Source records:
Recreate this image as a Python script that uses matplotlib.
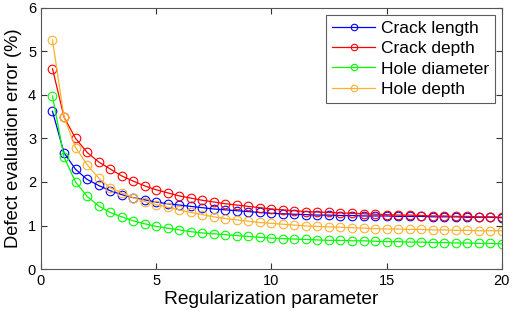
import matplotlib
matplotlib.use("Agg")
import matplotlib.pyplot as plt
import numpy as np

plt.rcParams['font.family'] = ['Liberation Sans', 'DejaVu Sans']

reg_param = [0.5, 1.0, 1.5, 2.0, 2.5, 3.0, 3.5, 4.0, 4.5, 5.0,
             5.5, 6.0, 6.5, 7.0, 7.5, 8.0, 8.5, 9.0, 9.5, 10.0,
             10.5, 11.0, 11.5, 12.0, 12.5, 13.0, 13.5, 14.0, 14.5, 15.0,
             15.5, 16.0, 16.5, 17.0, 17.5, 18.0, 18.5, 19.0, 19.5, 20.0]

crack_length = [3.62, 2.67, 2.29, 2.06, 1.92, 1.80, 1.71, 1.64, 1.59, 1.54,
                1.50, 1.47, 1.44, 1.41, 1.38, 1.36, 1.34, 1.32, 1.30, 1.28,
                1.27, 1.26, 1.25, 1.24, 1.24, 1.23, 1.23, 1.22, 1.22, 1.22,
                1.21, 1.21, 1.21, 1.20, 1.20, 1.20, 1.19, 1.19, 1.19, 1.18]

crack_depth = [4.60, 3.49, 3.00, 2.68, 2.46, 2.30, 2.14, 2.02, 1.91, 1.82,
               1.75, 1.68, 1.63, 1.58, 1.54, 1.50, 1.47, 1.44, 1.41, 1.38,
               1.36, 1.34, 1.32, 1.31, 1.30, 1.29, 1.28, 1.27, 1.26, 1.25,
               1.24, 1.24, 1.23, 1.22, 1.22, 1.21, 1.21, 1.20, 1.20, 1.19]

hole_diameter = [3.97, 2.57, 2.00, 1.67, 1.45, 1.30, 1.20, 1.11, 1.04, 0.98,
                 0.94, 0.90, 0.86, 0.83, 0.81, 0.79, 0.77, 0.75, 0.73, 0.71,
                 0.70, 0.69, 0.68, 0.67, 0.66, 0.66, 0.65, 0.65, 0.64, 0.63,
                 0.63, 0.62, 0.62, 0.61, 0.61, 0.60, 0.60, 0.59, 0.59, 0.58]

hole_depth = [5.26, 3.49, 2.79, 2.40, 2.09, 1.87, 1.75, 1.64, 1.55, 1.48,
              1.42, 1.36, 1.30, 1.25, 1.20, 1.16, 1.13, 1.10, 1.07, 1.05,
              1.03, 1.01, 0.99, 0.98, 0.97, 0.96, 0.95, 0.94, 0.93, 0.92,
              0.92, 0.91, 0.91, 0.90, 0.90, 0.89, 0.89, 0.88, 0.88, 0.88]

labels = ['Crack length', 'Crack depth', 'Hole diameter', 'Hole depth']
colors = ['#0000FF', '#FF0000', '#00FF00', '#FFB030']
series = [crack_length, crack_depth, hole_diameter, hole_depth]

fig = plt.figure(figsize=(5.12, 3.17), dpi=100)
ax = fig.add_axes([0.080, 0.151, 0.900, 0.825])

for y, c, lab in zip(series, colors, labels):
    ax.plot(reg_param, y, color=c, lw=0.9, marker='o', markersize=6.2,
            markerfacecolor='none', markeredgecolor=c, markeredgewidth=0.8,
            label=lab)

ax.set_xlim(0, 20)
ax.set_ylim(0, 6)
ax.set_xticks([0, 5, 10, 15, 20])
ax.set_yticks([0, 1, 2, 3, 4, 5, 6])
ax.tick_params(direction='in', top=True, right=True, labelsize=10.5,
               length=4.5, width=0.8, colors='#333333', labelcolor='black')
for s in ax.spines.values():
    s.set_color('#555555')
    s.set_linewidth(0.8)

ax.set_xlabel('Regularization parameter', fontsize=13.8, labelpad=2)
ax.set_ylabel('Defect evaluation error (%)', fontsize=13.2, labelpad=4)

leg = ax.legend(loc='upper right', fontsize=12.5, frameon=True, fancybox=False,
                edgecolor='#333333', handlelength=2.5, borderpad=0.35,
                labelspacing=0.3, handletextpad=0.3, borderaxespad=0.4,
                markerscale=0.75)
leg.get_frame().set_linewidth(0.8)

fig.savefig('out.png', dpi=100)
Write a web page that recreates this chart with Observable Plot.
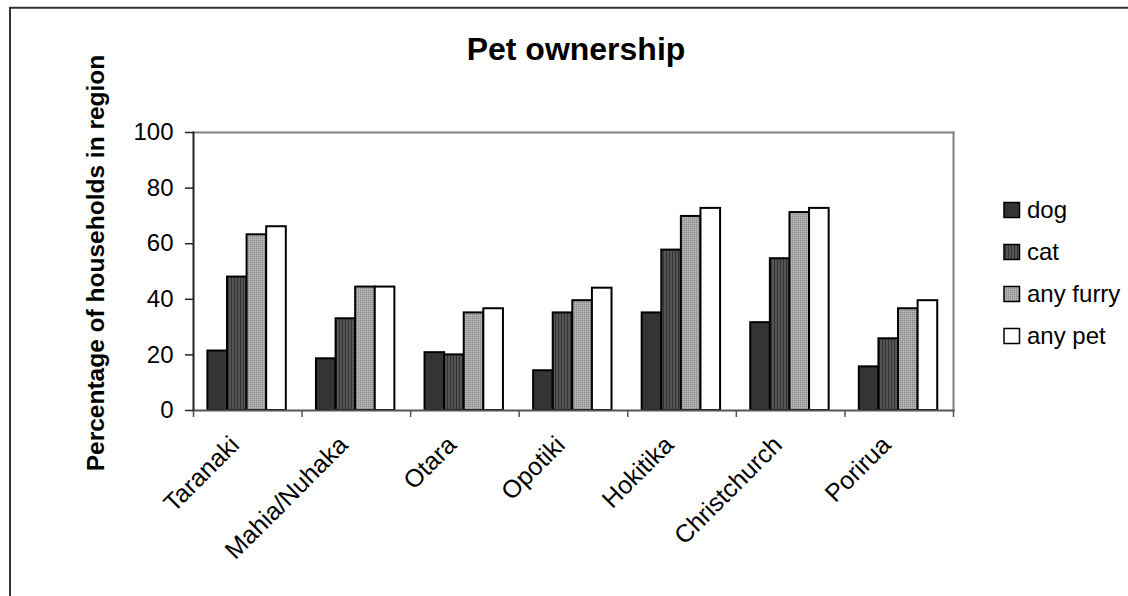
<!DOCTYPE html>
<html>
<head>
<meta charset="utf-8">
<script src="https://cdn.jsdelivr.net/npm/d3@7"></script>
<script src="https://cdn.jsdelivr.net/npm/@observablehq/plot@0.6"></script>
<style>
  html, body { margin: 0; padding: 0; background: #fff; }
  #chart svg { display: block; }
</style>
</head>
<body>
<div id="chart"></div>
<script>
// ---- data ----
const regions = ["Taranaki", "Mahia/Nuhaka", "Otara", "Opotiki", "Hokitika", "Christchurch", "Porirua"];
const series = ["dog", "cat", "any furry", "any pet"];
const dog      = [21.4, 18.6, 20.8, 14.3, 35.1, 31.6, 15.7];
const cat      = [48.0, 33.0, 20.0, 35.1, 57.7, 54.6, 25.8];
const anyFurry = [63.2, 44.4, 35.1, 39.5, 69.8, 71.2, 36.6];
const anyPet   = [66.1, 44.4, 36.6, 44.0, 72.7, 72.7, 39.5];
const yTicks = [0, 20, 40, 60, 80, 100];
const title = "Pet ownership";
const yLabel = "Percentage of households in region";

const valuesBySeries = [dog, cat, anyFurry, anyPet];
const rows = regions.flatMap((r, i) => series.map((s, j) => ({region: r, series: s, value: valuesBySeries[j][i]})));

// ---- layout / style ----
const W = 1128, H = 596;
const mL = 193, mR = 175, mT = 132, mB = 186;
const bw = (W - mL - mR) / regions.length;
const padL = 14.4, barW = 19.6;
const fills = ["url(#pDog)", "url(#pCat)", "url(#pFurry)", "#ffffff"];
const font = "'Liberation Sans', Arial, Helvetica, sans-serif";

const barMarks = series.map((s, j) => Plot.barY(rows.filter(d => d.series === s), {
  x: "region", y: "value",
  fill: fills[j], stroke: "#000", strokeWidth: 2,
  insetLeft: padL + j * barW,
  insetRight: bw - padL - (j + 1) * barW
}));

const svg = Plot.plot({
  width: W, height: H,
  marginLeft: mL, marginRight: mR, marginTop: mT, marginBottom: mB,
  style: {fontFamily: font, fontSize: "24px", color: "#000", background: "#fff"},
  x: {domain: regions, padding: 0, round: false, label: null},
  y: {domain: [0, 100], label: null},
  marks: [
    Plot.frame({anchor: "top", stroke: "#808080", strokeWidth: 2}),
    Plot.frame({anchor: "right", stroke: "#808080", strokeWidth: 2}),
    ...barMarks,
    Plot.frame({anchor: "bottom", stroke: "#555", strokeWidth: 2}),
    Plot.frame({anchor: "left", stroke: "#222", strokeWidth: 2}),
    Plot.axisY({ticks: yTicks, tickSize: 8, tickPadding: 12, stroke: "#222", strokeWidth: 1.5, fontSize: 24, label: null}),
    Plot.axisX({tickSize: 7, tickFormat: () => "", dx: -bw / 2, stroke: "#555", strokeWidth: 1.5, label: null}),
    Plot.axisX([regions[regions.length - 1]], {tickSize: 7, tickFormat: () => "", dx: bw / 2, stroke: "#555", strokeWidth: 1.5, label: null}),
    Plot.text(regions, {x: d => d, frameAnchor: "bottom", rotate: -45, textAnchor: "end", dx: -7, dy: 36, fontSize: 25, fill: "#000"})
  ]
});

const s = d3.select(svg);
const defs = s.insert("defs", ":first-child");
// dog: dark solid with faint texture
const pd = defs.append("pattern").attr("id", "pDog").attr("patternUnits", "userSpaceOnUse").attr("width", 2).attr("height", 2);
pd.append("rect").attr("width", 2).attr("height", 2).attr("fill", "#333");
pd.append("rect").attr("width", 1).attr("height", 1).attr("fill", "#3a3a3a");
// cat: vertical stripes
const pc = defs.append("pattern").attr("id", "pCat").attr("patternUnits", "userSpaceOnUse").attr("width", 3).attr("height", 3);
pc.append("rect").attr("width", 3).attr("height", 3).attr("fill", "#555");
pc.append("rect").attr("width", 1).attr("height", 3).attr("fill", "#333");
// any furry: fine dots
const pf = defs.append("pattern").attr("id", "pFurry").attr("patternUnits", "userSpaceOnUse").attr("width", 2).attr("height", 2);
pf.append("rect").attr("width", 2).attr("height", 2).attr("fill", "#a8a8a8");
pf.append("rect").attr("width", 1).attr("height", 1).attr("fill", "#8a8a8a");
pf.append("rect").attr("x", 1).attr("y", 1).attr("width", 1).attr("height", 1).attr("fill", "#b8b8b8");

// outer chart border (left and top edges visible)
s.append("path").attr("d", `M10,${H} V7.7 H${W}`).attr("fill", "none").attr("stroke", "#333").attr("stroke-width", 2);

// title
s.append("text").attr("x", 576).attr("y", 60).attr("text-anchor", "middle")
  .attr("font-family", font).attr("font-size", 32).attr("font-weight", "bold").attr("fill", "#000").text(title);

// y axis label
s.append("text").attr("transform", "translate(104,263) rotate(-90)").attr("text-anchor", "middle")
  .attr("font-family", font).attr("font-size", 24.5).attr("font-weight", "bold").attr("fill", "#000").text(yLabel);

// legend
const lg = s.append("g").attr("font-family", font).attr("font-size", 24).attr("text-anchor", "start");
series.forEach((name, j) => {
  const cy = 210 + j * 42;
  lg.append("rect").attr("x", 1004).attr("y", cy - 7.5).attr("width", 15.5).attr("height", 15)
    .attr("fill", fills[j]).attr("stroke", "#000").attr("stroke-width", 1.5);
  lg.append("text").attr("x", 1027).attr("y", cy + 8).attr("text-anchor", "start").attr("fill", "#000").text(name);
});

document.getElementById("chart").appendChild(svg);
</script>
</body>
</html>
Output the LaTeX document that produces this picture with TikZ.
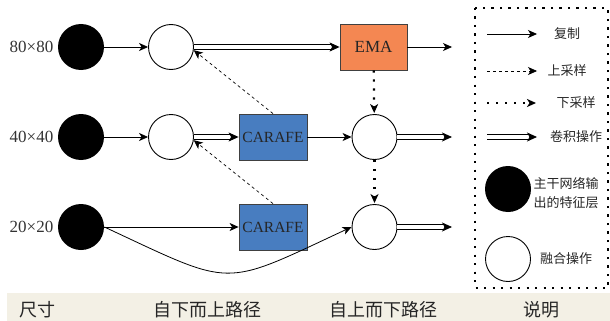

=== Instructions for the task ===
Isolate each line of the listing above that includes "matplotlib". Copy it.

=== Solved problem ===
Recreate this image as a Python script that uses matplotlib.
import matplotlib
matplotlib.use("Agg")
import matplotlib.pyplot as plt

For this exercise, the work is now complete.